Life for me is more challenging than I ever thought possible, but honestly, I’ve never been happier (more content!)  I’ve learnt to treasure the small things, like eating my breakfast in bed whilst reading my book; having a glass of wine with my partner, talking about our week and planning for our future; watching the sunset from my bedroom window; listening to my children snore after a busy day; hanging out the washing whilst the sun shines on my back.  It sounds a bit cheesy, but through the midst of all the stress, you need those moments to get you through!

And I’m slowly learning to congratulate myself on my achievements each week – even when I’m asleep at 9:30pm each night, I feel happy in simply having made it through another day.  Did my children have clean clothes to wear today?  Did I feed myself and my kids today?  Did we get to nursery/school/work on time?  Then I achieved something today!
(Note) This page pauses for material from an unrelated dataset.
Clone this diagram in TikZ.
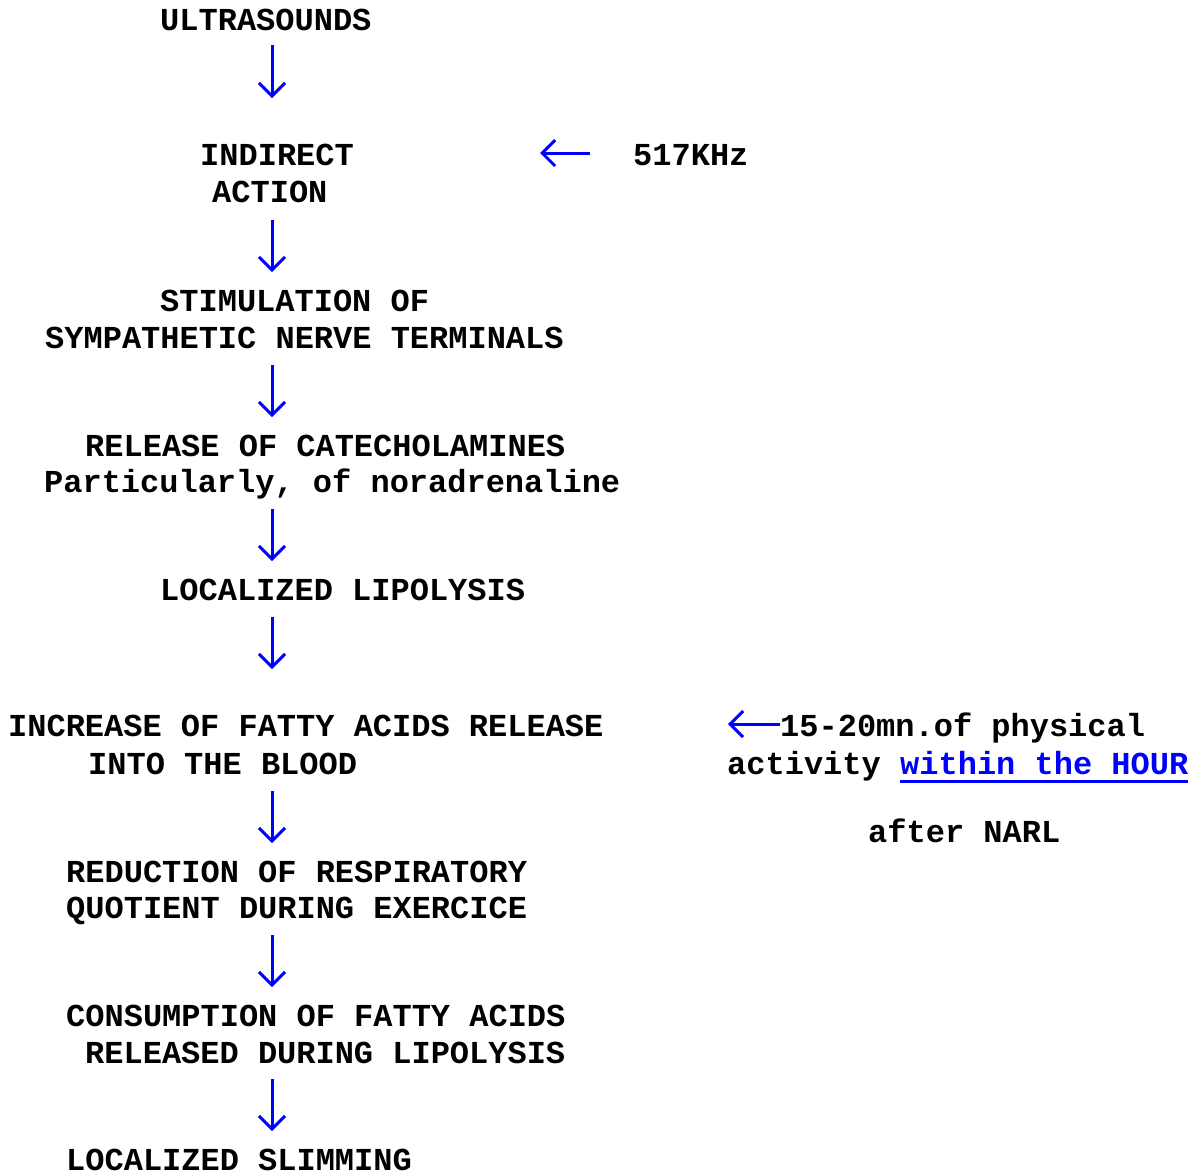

Unfortunately, it is all too easy these days to compare ourselves to others and what others ‘have’.  What I’ve learnt is that I don’t really care what others have, because those things aren’t the things that make me happy.  I don’t want a high flying career; I don’t want time to go running each day; I don’t want to sit having my hair done each month.  Those things make other people happy, but they aren’t for me, and that’s okay.  I don’t judge others on what they choose to do with their time, I’ve just stopped wanting what other people have, choosing to focus on the things that I want in my life.

So how do we find contentment in our daily lives and a sense of achievement instead of failure?

At the end of each day, write down 3-5 things you have achieved that day.  This must start with the small things – did a load of washing, made that appointment, made a home cooked meal, did some work – whether paid employment or cared for children if you’re a stay at home parent – got the kids to school on time.  And then you can write down the bigger ones – went to the gym, finished an assignment, completed a project, taught your child how to do something new, called a friend you haven’t spoken to in a while.  When you start to write things down on paper, you’ll see how much you have actually achieved in your day!

And here’s where the change comes – each week, write down the things you would like to achieve in the next week (your goals) – small and bigger things – note, we are not calling them the things you haven’t achieved this week, just a focus for your time in the coming week.   By calling them goals, instead of things we haven’t achieved yet, we remove the sense of failure.

Celebrating our achievements gives us a sense of pride, it allows us to take satisfaction in our daily life and brings meaning into the every day tasks.  Setting a focus gives us a sense of purpose and direction and having smaller goals allows us the opportunity to celebrate our achievements more often.  Once we get used to setting smaller goals for ourselves, we can set bigger, longer term goals and then you’ll be amazed what you can achieve!

We can all find contentment and happiness and we all deserve to – let’s get rid of failure all together.

p.s. I would highly recommend reading ‘Man’s search for meaning’ by Viktor E. Frankl – changed my whole perspective on things.